**TASK OBJECTIVE:** The required output is every line from the beginning of the entries below through the line that includes "const axisColor = '#363636'", copied exactly.

**ITEMS:**
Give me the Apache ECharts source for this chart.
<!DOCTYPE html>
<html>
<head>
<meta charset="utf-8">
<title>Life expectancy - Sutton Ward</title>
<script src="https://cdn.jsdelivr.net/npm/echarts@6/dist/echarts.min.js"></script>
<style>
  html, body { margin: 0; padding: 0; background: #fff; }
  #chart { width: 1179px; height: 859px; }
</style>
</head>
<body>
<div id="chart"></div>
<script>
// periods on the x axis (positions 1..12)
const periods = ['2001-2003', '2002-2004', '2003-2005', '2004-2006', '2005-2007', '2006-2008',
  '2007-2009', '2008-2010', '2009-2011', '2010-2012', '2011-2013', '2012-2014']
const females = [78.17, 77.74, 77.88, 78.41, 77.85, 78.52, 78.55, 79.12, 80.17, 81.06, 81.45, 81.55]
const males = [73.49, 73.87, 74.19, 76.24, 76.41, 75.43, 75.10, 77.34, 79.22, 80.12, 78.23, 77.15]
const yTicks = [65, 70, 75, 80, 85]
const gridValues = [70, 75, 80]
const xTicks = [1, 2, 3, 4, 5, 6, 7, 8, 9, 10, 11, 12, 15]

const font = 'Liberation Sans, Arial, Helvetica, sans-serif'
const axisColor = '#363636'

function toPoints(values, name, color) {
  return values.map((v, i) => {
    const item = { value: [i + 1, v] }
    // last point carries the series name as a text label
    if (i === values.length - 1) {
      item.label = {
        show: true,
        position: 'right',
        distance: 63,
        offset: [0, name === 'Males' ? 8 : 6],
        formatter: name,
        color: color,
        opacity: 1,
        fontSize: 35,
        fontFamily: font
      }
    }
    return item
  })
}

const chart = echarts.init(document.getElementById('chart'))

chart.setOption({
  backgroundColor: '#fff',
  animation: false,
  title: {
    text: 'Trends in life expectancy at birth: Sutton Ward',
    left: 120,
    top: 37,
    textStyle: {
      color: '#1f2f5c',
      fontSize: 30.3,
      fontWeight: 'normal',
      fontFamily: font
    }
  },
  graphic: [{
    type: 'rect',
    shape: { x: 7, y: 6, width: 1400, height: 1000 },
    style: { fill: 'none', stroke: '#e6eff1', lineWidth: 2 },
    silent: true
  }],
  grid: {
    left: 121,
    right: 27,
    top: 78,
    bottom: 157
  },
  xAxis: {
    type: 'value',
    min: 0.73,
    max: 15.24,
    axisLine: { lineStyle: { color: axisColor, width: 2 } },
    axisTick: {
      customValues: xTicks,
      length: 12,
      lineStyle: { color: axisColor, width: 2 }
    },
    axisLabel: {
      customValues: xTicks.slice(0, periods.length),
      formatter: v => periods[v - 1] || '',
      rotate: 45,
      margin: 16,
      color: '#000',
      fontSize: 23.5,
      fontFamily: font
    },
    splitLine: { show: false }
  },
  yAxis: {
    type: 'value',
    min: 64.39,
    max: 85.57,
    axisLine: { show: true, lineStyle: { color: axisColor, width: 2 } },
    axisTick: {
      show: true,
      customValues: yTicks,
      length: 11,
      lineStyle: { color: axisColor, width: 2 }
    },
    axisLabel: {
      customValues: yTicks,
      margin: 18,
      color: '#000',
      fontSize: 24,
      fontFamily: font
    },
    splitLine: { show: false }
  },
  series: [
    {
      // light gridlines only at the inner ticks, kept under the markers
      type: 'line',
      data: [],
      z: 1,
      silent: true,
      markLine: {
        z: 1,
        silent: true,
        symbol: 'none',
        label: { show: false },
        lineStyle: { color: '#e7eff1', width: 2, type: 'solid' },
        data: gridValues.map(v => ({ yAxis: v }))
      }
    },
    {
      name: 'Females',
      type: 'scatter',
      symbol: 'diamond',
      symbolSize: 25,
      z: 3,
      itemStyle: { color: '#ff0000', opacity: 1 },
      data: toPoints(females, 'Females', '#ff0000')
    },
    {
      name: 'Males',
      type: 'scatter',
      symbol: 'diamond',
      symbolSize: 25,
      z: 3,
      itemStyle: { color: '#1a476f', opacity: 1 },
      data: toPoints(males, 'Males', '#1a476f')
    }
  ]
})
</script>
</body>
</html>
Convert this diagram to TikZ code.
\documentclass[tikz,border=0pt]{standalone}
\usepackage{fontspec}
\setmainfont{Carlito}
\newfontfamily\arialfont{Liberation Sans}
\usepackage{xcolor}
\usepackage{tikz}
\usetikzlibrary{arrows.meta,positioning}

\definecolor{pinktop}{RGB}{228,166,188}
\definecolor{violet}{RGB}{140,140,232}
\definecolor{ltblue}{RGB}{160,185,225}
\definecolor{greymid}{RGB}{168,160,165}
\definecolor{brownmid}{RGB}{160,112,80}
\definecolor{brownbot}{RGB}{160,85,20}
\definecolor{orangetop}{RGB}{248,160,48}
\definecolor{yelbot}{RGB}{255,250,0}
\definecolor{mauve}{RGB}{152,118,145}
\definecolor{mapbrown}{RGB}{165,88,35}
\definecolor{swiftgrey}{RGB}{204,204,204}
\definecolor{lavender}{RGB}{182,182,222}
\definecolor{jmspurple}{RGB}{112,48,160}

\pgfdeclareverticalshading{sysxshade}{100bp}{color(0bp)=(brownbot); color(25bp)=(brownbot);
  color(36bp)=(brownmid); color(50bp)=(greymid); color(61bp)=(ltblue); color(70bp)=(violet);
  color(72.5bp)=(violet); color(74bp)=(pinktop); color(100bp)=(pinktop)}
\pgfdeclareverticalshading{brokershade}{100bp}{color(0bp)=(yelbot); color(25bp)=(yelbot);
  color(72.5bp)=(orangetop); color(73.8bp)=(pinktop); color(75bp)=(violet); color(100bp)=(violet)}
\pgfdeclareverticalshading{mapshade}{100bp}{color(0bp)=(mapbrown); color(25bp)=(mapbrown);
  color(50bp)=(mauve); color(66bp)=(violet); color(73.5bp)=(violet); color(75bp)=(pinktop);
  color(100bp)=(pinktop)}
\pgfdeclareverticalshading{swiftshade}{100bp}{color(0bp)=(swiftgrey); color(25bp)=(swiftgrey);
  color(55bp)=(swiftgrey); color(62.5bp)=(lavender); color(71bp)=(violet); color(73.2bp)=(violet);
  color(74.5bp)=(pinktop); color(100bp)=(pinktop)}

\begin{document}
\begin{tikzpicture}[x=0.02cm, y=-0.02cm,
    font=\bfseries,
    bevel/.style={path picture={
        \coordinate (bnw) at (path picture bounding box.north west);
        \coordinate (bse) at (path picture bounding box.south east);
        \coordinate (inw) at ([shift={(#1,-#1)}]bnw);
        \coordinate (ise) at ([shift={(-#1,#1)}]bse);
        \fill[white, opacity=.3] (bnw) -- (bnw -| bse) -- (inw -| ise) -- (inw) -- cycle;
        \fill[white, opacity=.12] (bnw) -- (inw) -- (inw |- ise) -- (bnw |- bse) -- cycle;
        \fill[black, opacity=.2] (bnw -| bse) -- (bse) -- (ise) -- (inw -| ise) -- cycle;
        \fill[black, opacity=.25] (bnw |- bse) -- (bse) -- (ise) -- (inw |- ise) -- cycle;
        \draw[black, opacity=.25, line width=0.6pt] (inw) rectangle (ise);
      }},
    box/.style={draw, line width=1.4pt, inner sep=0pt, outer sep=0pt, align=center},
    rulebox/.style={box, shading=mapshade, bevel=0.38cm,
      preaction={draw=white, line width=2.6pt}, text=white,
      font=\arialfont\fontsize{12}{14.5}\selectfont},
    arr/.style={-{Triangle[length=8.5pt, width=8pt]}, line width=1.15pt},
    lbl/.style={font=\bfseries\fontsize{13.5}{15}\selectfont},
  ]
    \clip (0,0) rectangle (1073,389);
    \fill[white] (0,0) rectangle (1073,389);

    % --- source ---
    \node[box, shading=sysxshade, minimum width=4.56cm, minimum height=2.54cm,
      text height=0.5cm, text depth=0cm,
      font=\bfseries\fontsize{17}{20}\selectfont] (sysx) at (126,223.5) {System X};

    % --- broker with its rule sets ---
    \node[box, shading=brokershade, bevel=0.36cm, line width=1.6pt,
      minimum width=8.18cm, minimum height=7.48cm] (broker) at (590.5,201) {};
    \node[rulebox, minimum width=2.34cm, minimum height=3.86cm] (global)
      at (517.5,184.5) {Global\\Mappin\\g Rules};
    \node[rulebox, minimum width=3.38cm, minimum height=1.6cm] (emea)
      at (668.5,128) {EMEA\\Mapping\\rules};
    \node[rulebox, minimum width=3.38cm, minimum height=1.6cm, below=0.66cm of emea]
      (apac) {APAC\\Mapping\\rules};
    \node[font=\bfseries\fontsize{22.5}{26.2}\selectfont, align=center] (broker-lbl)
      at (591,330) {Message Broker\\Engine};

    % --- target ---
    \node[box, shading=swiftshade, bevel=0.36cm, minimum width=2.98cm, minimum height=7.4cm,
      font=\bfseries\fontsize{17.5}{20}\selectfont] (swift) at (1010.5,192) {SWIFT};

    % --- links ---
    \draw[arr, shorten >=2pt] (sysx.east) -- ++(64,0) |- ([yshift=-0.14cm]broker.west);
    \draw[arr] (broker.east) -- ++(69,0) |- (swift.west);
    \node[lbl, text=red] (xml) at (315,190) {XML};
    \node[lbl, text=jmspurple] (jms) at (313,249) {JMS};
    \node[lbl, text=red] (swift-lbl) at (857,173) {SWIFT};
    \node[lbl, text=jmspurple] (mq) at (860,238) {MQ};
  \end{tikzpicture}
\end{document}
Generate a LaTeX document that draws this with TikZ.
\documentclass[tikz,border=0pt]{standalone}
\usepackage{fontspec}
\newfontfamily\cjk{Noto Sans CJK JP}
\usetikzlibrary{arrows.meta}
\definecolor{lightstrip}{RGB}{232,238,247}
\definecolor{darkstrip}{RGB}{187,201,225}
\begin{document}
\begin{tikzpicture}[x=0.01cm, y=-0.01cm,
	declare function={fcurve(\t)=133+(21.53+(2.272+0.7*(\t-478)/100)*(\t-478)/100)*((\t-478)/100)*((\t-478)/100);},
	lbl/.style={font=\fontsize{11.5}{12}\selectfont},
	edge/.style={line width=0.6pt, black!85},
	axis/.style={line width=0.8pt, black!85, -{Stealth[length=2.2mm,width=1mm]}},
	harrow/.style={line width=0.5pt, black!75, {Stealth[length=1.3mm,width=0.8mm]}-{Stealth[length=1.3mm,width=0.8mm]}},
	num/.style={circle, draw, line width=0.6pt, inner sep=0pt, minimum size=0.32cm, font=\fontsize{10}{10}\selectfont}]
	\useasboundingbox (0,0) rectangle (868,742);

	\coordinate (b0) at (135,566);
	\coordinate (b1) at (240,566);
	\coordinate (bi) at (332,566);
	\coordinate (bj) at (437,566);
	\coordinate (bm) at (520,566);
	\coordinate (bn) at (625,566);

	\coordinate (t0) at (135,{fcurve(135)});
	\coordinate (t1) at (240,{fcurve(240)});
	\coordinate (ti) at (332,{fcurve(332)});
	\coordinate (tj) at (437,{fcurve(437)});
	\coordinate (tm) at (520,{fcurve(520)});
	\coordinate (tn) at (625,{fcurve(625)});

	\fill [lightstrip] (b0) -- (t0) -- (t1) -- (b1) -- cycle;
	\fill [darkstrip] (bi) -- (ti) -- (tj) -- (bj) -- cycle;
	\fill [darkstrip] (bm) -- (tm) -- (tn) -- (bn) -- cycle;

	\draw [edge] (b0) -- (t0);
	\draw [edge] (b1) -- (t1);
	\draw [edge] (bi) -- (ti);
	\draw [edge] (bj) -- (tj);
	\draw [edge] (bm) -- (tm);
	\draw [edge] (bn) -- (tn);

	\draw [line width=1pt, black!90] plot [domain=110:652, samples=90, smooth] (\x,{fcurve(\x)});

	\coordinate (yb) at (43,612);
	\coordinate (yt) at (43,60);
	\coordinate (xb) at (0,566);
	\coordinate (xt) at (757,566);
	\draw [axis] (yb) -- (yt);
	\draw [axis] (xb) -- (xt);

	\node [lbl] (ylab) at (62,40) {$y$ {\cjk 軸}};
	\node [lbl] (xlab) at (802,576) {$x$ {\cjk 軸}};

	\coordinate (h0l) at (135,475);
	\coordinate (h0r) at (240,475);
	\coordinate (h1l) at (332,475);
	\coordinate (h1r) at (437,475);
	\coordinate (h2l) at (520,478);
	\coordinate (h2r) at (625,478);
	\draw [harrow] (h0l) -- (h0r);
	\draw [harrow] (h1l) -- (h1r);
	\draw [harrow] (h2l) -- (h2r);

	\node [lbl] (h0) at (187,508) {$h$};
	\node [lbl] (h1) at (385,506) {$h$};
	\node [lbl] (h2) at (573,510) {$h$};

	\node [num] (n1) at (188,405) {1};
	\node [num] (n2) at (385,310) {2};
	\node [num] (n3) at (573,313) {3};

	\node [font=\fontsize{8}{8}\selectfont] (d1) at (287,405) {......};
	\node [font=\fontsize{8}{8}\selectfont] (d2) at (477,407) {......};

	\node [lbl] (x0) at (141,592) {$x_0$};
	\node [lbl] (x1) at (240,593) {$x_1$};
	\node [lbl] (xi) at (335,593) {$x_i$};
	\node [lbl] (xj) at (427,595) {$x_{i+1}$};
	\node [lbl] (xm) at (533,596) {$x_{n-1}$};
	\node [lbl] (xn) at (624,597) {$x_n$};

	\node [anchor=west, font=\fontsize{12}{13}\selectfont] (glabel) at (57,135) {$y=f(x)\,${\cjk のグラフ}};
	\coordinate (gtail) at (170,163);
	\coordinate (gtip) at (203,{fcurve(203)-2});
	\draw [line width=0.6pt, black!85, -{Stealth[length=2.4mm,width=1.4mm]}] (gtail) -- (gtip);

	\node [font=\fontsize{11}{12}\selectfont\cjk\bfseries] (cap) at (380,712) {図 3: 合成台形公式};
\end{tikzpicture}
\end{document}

**RESPONSE TO THIS TASK:**
Give me the Apache ECharts source for this chart.
<!DOCTYPE html>
<html>
<head>
<meta charset="utf-8">
<title>Life expectancy - Sutton Ward</title>
<script src="https://cdn.jsdelivr.net/npm/echarts@6/dist/echarts.min.js"></script>
<style>
  html, body { margin: 0; padding: 0; background: #fff; }
  #chart { width: 1179px; height: 859px; }
</style>
</head>
<body>
<div id="chart"></div>
<script>
// periods on the x axis (positions 1..12)
const periods = ['2001-2003', '2002-2004', '2003-2005', '2004-2006', '2005-2007', '2006-2008',
  '2007-2009', '2008-2010', '2009-2011', '2010-2012', '2011-2013', '2012-2014']
const females = [78.17, 77.74, 77.88, 78.41, 77.85, 78.52, 78.55, 79.12, 80.17, 81.06, 81.45, 81.55]
const males = [73.49, 73.87, 74.19, 76.24, 76.41, 75.43, 75.10, 77.34, 79.22, 80.12, 78.23, 77.15]
const yTicks = [65, 70, 75, 80, 85]
const gridValues = [70, 75, 80]
const xTicks = [1, 2, 3, 4, 5, 6, 7, 8, 9, 10, 11, 12, 15]

const font = 'Liberation Sans, Arial, Helvetica, sans-serif'
const axisColor = '#363636'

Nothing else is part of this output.